◆ **The task**
Your task is to gather the lines below that hold the string "source".

┄┄┄┄┄┄

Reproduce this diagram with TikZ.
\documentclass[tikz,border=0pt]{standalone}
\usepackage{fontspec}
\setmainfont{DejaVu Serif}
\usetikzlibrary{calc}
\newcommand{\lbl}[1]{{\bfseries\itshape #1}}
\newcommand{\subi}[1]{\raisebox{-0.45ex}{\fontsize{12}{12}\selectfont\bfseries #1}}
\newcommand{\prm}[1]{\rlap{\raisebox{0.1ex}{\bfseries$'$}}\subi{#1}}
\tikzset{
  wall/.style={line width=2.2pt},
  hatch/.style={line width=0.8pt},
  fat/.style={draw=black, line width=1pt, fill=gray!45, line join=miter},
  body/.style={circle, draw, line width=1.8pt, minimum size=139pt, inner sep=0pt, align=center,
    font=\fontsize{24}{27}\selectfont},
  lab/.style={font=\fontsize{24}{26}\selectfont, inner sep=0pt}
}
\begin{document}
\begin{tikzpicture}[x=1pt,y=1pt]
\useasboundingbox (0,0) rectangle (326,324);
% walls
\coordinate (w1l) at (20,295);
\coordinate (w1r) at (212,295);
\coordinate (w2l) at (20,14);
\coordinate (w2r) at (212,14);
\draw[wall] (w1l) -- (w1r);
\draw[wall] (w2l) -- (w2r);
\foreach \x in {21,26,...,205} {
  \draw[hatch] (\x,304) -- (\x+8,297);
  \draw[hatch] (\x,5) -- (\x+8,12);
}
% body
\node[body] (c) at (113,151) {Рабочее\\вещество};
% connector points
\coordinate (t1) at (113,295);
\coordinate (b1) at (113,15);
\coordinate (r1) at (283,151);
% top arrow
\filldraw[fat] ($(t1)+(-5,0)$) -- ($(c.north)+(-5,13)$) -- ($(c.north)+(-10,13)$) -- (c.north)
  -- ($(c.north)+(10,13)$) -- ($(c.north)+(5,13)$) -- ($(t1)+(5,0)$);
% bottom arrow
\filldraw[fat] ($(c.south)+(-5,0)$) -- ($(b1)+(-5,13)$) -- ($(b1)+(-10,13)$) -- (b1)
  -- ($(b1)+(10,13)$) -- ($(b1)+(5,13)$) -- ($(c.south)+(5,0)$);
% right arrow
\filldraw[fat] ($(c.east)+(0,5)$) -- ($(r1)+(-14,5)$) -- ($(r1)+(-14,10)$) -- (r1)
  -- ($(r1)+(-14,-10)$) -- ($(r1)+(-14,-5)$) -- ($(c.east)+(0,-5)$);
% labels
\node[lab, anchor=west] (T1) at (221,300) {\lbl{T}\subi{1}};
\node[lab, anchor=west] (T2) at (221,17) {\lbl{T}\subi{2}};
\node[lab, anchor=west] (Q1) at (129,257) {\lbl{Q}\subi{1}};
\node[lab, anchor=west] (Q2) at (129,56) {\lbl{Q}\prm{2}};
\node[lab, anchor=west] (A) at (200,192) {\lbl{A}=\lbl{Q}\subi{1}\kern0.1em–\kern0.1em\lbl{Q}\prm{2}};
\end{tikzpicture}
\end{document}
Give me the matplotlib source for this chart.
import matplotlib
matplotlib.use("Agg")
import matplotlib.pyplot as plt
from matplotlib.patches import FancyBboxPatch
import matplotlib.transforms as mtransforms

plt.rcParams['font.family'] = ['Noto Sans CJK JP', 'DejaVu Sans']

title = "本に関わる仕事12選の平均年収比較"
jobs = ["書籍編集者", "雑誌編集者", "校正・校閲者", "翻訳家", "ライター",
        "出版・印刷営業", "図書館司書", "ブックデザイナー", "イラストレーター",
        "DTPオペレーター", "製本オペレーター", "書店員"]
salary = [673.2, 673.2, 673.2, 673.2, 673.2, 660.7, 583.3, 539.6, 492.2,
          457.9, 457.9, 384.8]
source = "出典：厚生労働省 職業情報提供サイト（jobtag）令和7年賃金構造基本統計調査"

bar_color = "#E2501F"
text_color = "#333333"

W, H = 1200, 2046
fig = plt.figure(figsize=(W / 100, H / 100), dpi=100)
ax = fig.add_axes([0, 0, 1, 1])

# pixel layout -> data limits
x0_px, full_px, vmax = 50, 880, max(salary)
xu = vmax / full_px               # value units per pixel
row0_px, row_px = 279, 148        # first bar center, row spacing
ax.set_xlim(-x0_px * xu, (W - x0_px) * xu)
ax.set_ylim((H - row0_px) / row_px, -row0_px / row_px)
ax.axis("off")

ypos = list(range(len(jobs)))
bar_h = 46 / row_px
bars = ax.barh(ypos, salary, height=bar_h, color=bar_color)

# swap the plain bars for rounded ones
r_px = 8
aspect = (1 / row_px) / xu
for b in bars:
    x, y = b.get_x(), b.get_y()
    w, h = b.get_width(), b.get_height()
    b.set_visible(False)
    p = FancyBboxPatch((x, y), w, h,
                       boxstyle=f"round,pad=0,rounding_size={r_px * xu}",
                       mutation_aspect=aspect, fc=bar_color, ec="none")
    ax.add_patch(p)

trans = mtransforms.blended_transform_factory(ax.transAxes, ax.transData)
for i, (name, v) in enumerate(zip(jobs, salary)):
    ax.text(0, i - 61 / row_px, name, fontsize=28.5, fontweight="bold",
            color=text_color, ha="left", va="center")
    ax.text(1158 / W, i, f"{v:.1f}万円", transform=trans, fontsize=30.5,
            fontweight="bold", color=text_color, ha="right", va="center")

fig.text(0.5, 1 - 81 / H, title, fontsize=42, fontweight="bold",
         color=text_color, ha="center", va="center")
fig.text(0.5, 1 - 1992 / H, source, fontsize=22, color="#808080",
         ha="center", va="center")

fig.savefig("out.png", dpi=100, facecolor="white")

┄┄┄┄┄┄

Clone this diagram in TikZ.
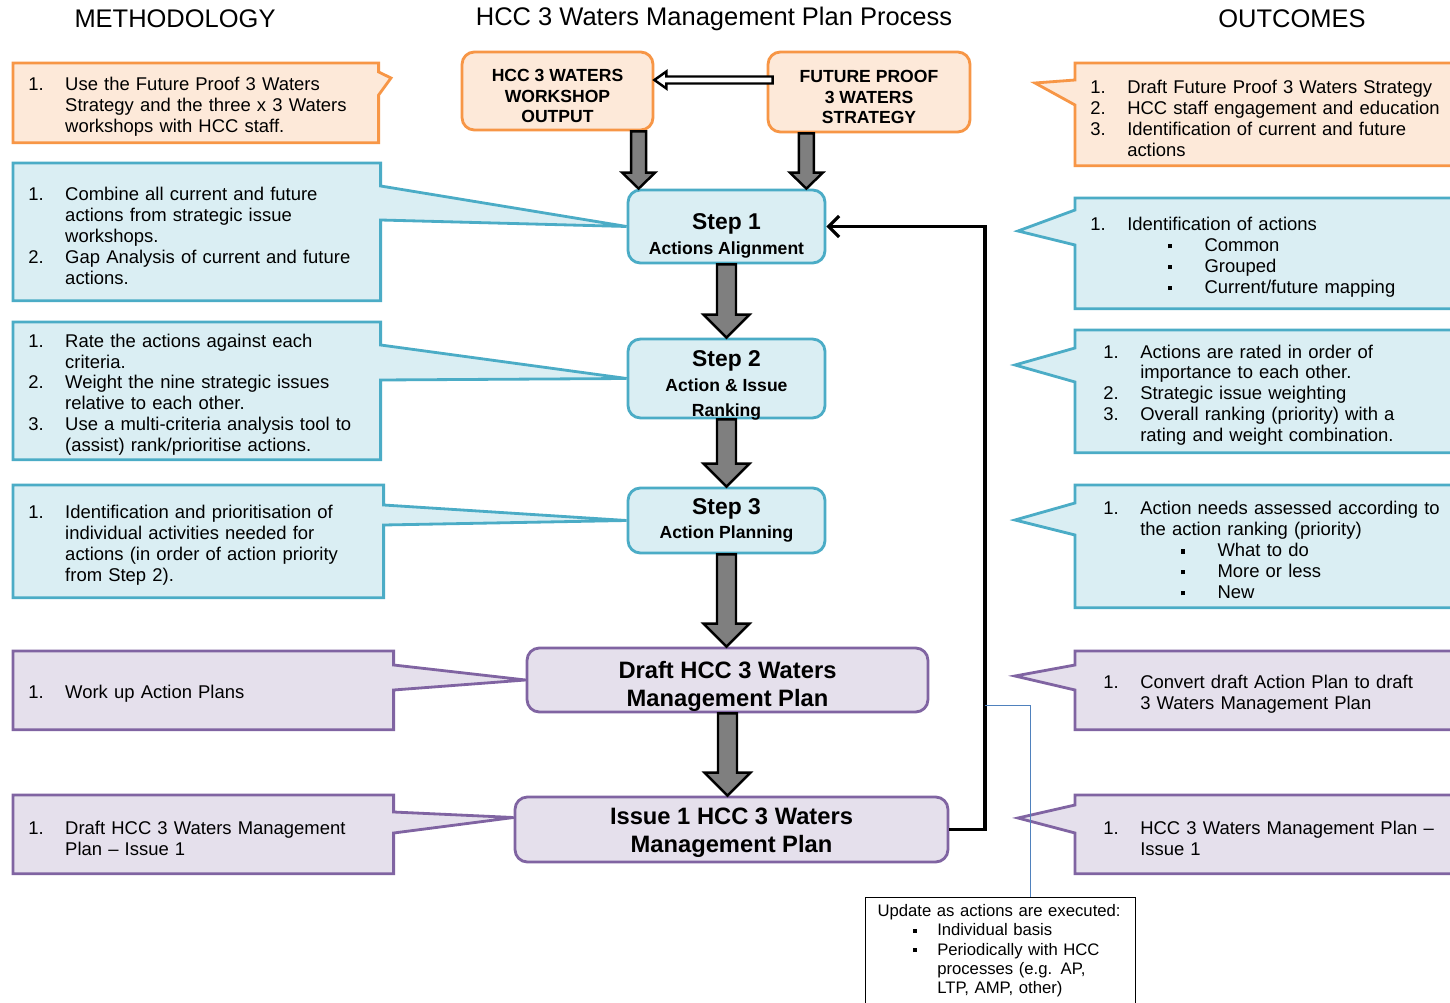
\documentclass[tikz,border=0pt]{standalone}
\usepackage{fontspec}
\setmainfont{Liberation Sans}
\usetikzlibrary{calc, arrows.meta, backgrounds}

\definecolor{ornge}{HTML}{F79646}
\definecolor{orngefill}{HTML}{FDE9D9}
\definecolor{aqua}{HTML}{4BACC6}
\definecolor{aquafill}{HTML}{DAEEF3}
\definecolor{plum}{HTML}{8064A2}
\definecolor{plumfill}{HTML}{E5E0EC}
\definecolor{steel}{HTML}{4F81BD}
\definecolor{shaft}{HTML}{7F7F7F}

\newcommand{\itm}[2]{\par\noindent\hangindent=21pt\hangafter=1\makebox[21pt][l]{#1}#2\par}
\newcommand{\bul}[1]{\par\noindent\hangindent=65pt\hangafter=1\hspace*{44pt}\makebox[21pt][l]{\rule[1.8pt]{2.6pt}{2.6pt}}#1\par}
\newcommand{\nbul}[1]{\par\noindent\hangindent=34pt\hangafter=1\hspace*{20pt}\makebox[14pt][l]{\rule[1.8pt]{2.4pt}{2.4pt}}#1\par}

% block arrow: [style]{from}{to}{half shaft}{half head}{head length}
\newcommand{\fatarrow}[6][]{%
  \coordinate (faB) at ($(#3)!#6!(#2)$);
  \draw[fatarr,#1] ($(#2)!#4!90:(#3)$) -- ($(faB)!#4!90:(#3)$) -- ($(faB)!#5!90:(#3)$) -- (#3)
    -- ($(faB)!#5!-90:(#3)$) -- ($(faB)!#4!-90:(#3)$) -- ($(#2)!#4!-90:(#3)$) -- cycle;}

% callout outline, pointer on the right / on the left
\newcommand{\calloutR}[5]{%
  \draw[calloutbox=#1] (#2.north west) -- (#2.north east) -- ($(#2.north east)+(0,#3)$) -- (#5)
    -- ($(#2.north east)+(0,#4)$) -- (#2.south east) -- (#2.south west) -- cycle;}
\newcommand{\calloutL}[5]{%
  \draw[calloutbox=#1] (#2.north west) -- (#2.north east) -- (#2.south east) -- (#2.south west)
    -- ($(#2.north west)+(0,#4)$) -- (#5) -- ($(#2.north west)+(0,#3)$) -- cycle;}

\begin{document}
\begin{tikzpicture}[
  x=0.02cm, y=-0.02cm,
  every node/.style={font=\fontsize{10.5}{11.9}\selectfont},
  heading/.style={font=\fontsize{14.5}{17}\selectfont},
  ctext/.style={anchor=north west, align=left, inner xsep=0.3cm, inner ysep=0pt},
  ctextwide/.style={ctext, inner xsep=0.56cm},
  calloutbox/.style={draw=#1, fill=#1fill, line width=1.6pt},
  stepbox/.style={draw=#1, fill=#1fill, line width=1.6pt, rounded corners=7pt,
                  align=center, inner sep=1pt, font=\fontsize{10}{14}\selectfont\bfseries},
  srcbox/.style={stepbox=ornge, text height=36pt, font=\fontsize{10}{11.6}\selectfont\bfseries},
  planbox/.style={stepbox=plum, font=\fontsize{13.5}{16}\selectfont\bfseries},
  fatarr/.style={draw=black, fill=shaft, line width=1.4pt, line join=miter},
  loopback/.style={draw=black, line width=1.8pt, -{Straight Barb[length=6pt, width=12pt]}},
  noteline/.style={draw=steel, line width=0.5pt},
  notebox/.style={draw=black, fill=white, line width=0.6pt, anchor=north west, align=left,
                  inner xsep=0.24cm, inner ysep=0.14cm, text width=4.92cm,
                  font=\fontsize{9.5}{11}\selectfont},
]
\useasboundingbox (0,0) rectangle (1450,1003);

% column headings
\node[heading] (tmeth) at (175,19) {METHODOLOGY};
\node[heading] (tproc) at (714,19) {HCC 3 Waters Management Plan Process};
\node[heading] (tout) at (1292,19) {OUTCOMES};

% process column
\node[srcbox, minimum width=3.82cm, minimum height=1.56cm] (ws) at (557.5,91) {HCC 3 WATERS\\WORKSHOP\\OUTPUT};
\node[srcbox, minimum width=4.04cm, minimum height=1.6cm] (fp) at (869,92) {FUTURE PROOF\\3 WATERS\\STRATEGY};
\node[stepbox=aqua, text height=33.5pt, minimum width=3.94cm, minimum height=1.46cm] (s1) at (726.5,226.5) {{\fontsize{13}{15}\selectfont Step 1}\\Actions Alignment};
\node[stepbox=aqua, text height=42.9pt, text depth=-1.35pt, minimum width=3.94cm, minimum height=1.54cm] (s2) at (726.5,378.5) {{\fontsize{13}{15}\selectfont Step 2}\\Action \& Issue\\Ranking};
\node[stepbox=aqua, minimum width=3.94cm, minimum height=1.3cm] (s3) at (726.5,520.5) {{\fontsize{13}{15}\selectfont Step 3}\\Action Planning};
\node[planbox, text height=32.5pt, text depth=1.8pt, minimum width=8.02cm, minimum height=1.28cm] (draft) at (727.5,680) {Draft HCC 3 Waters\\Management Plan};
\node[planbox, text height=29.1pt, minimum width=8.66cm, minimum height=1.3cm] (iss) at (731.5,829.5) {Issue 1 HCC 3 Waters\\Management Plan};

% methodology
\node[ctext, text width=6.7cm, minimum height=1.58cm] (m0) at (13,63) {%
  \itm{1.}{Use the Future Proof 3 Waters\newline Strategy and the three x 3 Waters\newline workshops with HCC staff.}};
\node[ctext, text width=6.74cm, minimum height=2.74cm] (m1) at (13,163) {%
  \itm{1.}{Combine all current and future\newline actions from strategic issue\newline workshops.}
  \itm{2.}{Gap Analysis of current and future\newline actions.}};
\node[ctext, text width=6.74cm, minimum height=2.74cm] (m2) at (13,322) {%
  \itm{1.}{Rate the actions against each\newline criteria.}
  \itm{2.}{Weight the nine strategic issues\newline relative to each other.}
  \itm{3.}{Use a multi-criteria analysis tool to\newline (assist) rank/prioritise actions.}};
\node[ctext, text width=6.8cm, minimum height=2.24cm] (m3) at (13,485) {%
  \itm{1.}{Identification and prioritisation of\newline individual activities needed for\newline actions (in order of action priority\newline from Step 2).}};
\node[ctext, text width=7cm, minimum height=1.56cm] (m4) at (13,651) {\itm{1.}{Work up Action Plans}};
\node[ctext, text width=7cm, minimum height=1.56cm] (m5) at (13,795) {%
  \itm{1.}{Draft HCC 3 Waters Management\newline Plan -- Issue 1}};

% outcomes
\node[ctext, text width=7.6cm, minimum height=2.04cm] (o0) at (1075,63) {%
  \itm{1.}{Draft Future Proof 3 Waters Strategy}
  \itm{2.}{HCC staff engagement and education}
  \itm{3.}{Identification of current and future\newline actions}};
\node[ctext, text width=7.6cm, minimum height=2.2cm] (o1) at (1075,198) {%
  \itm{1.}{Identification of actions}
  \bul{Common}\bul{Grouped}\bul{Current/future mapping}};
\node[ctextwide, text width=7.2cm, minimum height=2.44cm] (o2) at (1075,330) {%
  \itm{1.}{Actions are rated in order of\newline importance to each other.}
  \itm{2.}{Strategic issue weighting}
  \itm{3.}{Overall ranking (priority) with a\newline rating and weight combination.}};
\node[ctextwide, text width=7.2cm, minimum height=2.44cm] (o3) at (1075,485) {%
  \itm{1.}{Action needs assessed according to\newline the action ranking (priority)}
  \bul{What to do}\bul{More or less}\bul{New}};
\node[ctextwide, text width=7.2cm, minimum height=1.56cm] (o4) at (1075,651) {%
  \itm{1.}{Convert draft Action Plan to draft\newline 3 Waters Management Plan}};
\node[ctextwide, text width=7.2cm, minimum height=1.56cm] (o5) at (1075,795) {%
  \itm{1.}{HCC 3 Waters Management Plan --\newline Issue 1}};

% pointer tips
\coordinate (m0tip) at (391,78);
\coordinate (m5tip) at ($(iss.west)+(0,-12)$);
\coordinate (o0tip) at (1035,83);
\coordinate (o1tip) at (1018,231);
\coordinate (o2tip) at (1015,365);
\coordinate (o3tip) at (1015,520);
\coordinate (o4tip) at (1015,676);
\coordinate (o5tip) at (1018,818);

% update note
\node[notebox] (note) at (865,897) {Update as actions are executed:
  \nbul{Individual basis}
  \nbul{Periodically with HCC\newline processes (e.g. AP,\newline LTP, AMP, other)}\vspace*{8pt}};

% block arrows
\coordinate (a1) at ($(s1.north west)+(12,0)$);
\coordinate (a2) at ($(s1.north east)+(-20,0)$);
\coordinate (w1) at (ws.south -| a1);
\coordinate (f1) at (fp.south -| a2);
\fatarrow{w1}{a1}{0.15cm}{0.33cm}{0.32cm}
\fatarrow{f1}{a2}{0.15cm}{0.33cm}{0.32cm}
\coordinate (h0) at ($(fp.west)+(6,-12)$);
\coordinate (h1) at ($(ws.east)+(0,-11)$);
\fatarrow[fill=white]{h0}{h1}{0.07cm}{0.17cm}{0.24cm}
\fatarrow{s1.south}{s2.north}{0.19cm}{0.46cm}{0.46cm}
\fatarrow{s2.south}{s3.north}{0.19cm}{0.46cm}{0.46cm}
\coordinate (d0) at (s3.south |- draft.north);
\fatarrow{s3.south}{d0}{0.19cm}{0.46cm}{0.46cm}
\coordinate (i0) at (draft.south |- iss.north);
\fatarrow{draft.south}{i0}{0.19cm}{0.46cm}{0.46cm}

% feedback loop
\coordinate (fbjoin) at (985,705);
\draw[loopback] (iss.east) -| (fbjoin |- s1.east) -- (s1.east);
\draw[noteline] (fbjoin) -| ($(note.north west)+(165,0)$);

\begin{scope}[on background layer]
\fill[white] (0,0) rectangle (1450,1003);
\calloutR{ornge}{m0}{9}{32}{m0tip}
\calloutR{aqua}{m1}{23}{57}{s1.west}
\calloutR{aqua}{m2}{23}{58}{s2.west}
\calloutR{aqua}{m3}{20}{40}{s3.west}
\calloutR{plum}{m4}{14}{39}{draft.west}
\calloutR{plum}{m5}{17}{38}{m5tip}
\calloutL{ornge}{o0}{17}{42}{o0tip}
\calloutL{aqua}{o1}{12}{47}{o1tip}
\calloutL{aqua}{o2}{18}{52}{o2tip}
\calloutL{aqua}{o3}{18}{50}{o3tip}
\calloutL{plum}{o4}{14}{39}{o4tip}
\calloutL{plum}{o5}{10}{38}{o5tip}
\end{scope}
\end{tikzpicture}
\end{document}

┄┄┄┄┄┄

◆ **Result of the task**
Give me the matplotlib source for this chart.
source = "出典：厚生労働省 職業情報提供サイト（jobtag）令和7年賃金構造基本統計調査"
fig.text(0.5, 1 - 1992 / H, source, fontsize=22, color="#808080",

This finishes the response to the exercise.